=== Data lines ===
────────
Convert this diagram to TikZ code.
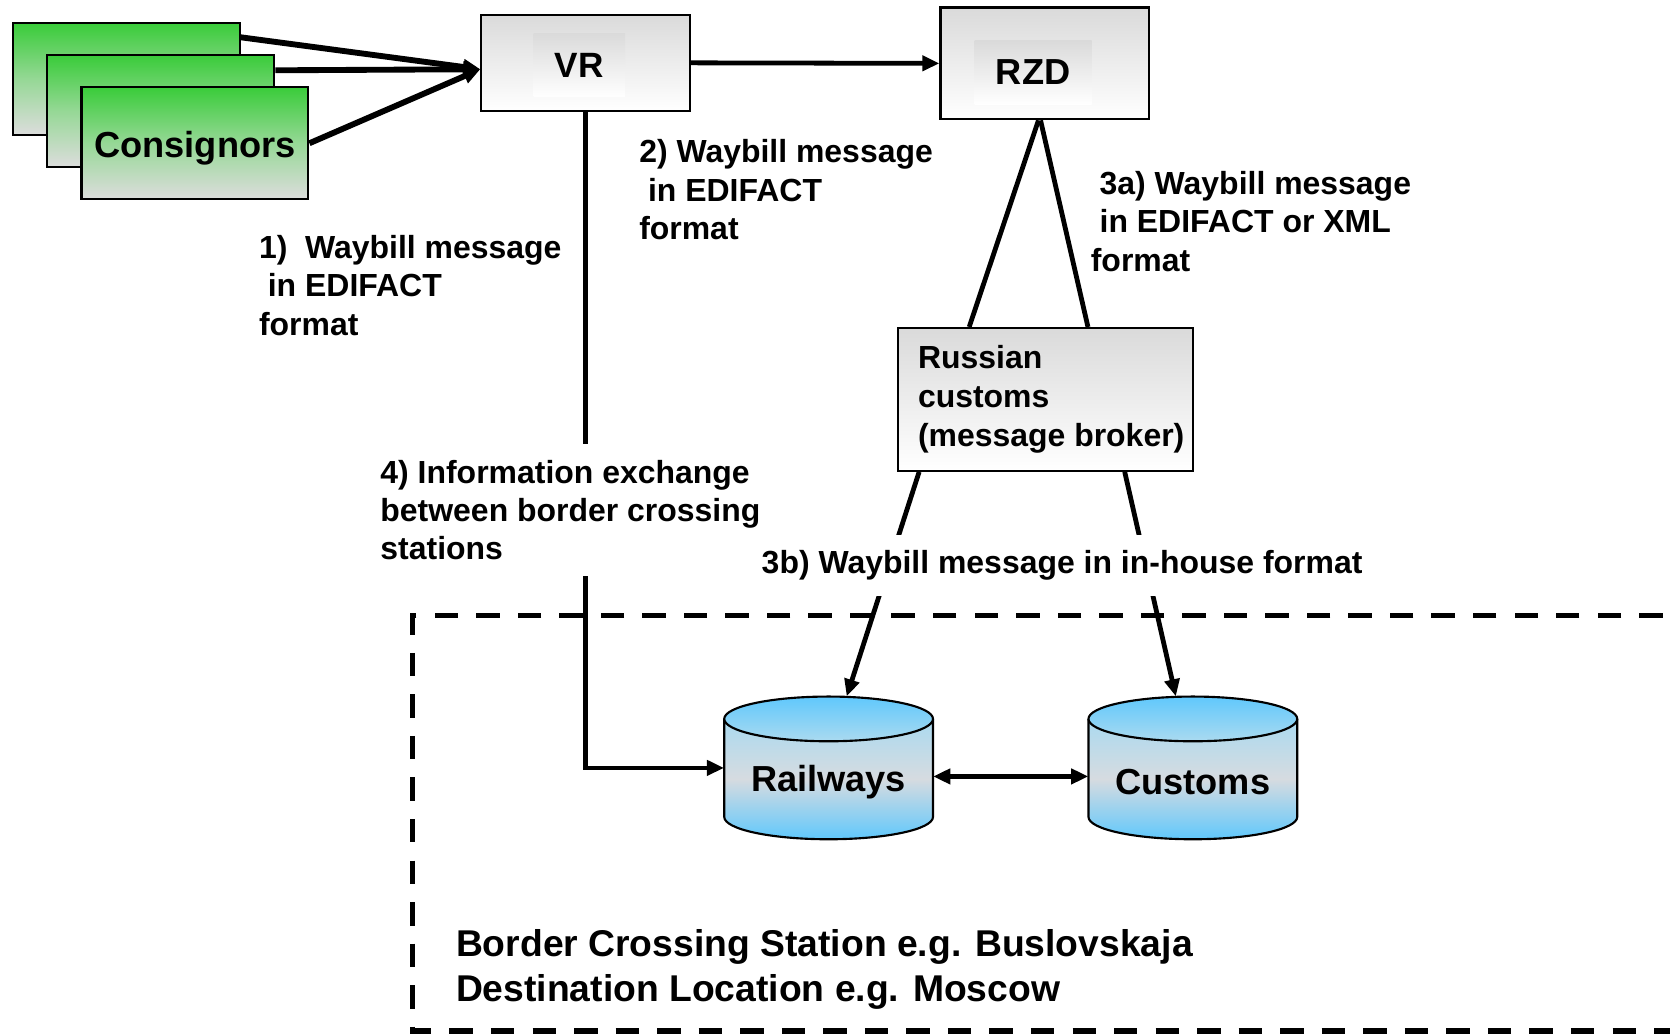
\documentclass[tikz,border=0pt]{standalone}
\usepackage{fontspec}
\setmainfont{Liberation Sans}
\usetikzlibrary{arrows.meta,calc}
\definecolor{cgreen}{RGB}{58,204,58}
\definecolor{cgmid}{RGB}{150,216,150}
\definecolor{cgbot}{RGB}{221,221,221}
\definecolor{boxgray}{RGB}{218,218,218}
\definecolor{cylblue}{RGB}{96,200,252}
\definecolor{cyllight}{RGB}{170,218,240}
\definecolor{cylgray}{RGB}{214,219,224}
\tikzset{
  tip/.style={-{Triangle[length=16pt,width=14pt]}},
  dtip/.style={{Triangle[length=16pt,width=14pt]}-{Triangle[length=16pt,width=14pt]}},
  conn/.style={line width=4.5pt},
  consbox/.style={draw, line width=2pt, minimum width=213pt, minimum height=105pt, inner sep=0pt,
    top color=cgreen, bottom color=cgbot, middle color=cgmid},
  graybox/.style={draw, line width=2pt, inner sep=0pt, top color=boxgray, bottom color=white},
  innerbox/.style={inner sep=0pt, top color=boxgray, bottom color=white},
  lbl/.style={inner sep=0pt, anchor=west, align=left, font=\fontsize{30}{36}\selectfont\bfseries},
  bigtxt/.style={inner sep=0pt, font=\fontsize{34}{40}\selectfont\bfseries},
  frame/.style={line width=5pt, dash pattern=on 22pt off 17pt}
}
\newcommand{\mydrum}[4]{%
  \shade[top color=cyllight, bottom color=cylblue, middle color=cylgray]
    (#2-98,675) -- (#2-98,767) arc[start angle=180,end angle=0,x radius=98,y radius=21] -- (#2+98,675) -- cycle;
  \draw[line width=2pt] (#2-98,675) -- (#2-98,767) arc[start angle=180,end angle=0,x radius=98,y radius=21] -- (#2+98,675);
  \draw[line width=2pt, top color=cylblue, bottom color=cyllight] (#2,675) ellipse[x radius=98, y radius=21];
  \node[minimum width=196pt, minimum height=134pt, inner sep=0pt] (#1) at (#2,721) {};
  \node[bigtxt] (#1t) at (#2,734) {#3};
}
\begin{document}
\begin{tikzpicture}[x=1pt,y=-1pt]
\useasboundingbox (0,0) rectangle (1568,972);
\clip (0,0) rectangle (1568,972);

% dashed frame
\draw[frame] (1600,578) -- (387,578) -- (387,968) -- (1600,968);

% consignors
\node[consbox] (c1) at (118.5,74.5) {};
\node[consbox] (c2) at (151,104.5) {};
\node[consbox, font=\fontsize{34}{40}\selectfont\bfseries] (c3) at (183,134.5) {\raisebox{0pt}[33pt][7pt]{Consignors}};

% VR
\node[graybox, minimum width=196pt, minimum height=90pt] (vr) at (550,59) {};
\node[innerbox, minimum width=86pt, minimum height=60pt, font=\fontsize{33}{40}\selectfont\bfseries] (vrt) at (544,61) {VR};

% RZD
\node[graybox, minimum width=196pt, minimum height=105pt] (rzd) at (981,59.5) {};
\node[innerbox, minimum width=110pt, minimum height=60pt, font=\fontsize{34}{40}\selectfont\bfseries] (rzdt) at (970,68) {RZD};

% Russian customs
\node[graybox, minimum width=277pt, minimum height=134pt, align=left,
  font=\fontsize{30}{36.5}\selectfont\bfseries]
  (rc) at (981.5,375) {\hspace*{11pt}Russian\\\hspace*{11pt}customs\\\hspace*{11pt}(message broker)};

% cylinders
\mydrum{rail}{778}{Railways}{}
\mydrum{cus}{1120}{Customs}{}

% connectors
\coordinate (vrin) at ($(vr.west)+(0,6)$);
\draw[line width=5.5pt, tip] ($(c1.north east)+(0,14)$) -- (vrin);
\draw[line width=5.5pt, tip] ($(c2.north east)+(0,15)$) -- (vrin);
\draw[line width=5.5pt, tip] (c3.east) -- (vrin);
\draw[conn, tip] (vr.east) -- (rzd.west);
\draw[conn] ([xshift=-6pt]rzd.south) -- ([xshift=-71.5pt]rc.north);
\draw[conn] ([xshift=-4pt]rzd.south) -- ([xshift=40pt]rc.north);
\draw[conn, tip] ([xshift=21pt]rc.south west) -- ([xshift=17pt]rail.north);
\draw[conn, tip] ([xshift=-65pt]rc.south east) -- ([xshift=-16pt]cus.north);
\draw[conn, tip] (vr.south) |- (rail.west);
\draw[conn, dtip] ($(rail.east)+(0,8)$) -- ($(cus.west)+(0,8)$);

% labels
\node[lbl] (l1) at (243,268) {1)\ \ Waybill message\\\hspace*{8.3pt}in EDIFACT\\format};
\node[lbl] (l2) at (600,178) {2) Waybill message\\\hspace*{8.3pt}in EDIFACT\\format};
\node[lbl] (l3a) at (1024,208) {\hspace*{8.3pt}3a) Waybill message\\\hspace*{8.3pt}in EDIFACT or XML\\format};
\node[lbl, fill=white, inner sep=15pt] (l4) at (342,479) {4) Information exchange\\between border crossing\\stations};
\node[lbl, fill=white, inner sep=15pt] (l3b) at (700,531) {3b) Waybill message in in-house format};

\node[lbl, font=\fontsize{35}{42}\selectfont\bfseries] (bt) at (428,910) {Border Crossing Station e.g. Buslovskaja\\Destination Location e.g. Moscow};
\end{tikzpicture}
\end{document}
────────
Transcribe the preceding listing in its entirety and with exact wording, leaving out pictures.

Convert this diagram to TikZ code.
\documentclass[tikz,border=0pt]{standalone}
\usepackage{fontspec}
\setmainfont{Liberation Sans}
\usetikzlibrary{arrows.meta,calc}
\definecolor{cgreen}{RGB}{58,204,58}
\definecolor{cgmid}{RGB}{150,216,150}
\definecolor{cgbot}{RGB}{221,221,221}
\definecolor{boxgray}{RGB}{218,218,218}
\definecolor{cylblue}{RGB}{96,200,252}
\definecolor{cyllight}{RGB}{170,218,240}
\definecolor{cylgray}{RGB}{214,219,224}
\tikzset{
  tip/.style={-{Triangle[length=16pt,width=14pt]}},
  dtip/.style={{Triangle[length=16pt,width=14pt]}-{Triangle[length=16pt,width=14pt]}},
  conn/.style={line width=4.5pt},
  consbox/.style={draw, line width=2pt, minimum width=213pt, minimum height=105pt, inner sep=0pt,
    top color=cgreen, bottom color=cgbot, middle color=cgmid},
  graybox/.style={draw, line width=2pt, inner sep=0pt, top color=boxgray, bottom color=white},
  innerbox/.style={inner sep=0pt, top color=boxgray, bottom color=white},
  lbl/.style={inner sep=0pt, anchor=west, align=left, font=\fontsize{30}{36}\selectfont\bfseries},
  bigtxt/.style={inner sep=0pt, font=\fontsize{34}{40}\selectfont\bfseries},
  frame/.style={line width=5pt, dash pattern=on 22pt off 17pt}
}
\newcommand{\mydrum}[4]{%
  \shade[top color=cyllight, bottom color=cylblue, middle color=cylgray]
    (#2-98,675) -- (#2-98,767) arc[start angle=180,end angle=0,x radius=98,y radius=21] -- (#2+98,675) -- cycle;
  \draw[line width=2pt] (#2-98,675) -- (#2-98,767) arc[start angle=180,end angle=0,x radius=98,y radius=21] -- (#2+98,675);
  \draw[line width=2pt, top color=cylblue, bottom color=cyllight] (#2,675) ellipse[x radius=98, y radius=21];
  \node[minimum width=196pt, minimum height=134pt, inner sep=0pt] (#1) at (#2,721) {};
  \node[bigtxt] (#1t) at (#2,734) {#3};
}
\begin{document}
\begin{tikzpicture}[x=1pt,y=-1pt]
\useasboundingbox (0,0) rectangle (1568,972);
\clip (0,0) rectangle (1568,972);

% dashed frame
\draw[frame] (1600,578) -- (387,578) -- (387,968) -- (1600,968);

% consignors
\node[consbox] (c1) at (118.5,74.5) {};
\node[consbox] (c2) at (151,104.5) {};
\node[consbox, font=\fontsize{34}{40}\selectfont\bfseries] (c3) at (183,134.5) {\raisebox{0pt}[33pt][7pt]{Consignors}};

% VR
\node[graybox, minimum width=196pt, minimum height=90pt] (vr) at (550,59) {};
\node[innerbox, minimum width=86pt, minimum height=60pt, font=\fontsize{33}{40}\selectfont\bfseries] (vrt) at (544,61) {VR};

% RZD
\node[graybox, minimum width=196pt, minimum height=105pt] (rzd) at (981,59.5) {};
\node[innerbox, minimum width=110pt, minimum height=60pt, font=\fontsize{34}{40}\selectfont\bfseries] (rzdt) at (970,68) {RZD};

% Russian customs
\node[graybox, minimum width=277pt, minimum height=134pt, align=left,
  font=\fontsize{30}{36.5}\selectfont\bfseries]
  (rc) at (981.5,375) {\hspace*{11pt}Russian\\\hspace*{11pt}customs\\\hspace*{11pt}(message broker)};

% cylinders
\mydrum{rail}{778}{Railways}{}
\mydrum{cus}{1120}{Customs}{}

% connectors
\coordinate (vrin) at ($(vr.west)+(0,6)$);
\draw[line width=5.5pt, tip] ($(c1.north east)+(0,14)$) -- (vrin);
\draw[line width=5.5pt, tip] ($(c2.north east)+(0,15)$) -- (vrin);
\draw[line width=5.5pt, tip] (c3.east) -- (vrin);
\draw[conn, tip] (vr.east) -- (rzd.west);
\draw[conn] ([xshift=-6pt]rzd.south) -- ([xshift=-71.5pt]rc.north);
\draw[conn] ([xshift=-4pt]rzd.south) -- ([xshift=40pt]rc.north);
\draw[conn, tip] ([xshift=21pt]rc.south west) -- ([xshift=17pt]rail.north);
\draw[conn, tip] ([xshift=-65pt]rc.south east) -- ([xshift=-16pt]cus.north);
\draw[conn, tip] (vr.south) |- (rail.west);
\draw[conn, dtip] ($(rail.east)+(0,8)$) -- ($(cus.west)+(0,8)$);

% labels
\node[lbl] (l1) at (243,268) {1)\ \ Waybill message\\\hspace*{8.3pt}in EDIFACT\\format};
\node[lbl] (l2) at (600,178) {2) Waybill message\\\hspace*{8.3pt}in EDIFACT\\format};
\node[lbl] (l3a) at (1024,208) {\hspace*{8.3pt}3a) Waybill message\\\hspace*{8.3pt}in EDIFACT or XML\\format};
\node[lbl, fill=white, inner sep=15pt] (l4) at (342,479) {4) Information exchange\\between border crossing\\stations};
\node[lbl, fill=white, inner sep=15pt] (l3b) at (700,531) {3b) Waybill message in in-house format};

\node[lbl, font=\fontsize{35}{42}\selectfont\bfseries] (bt) at (428,910) {Border Crossing Station e.g. Buslovskaja\\Destination Location e.g. Moscow};
\end{tikzpicture}
\end{document}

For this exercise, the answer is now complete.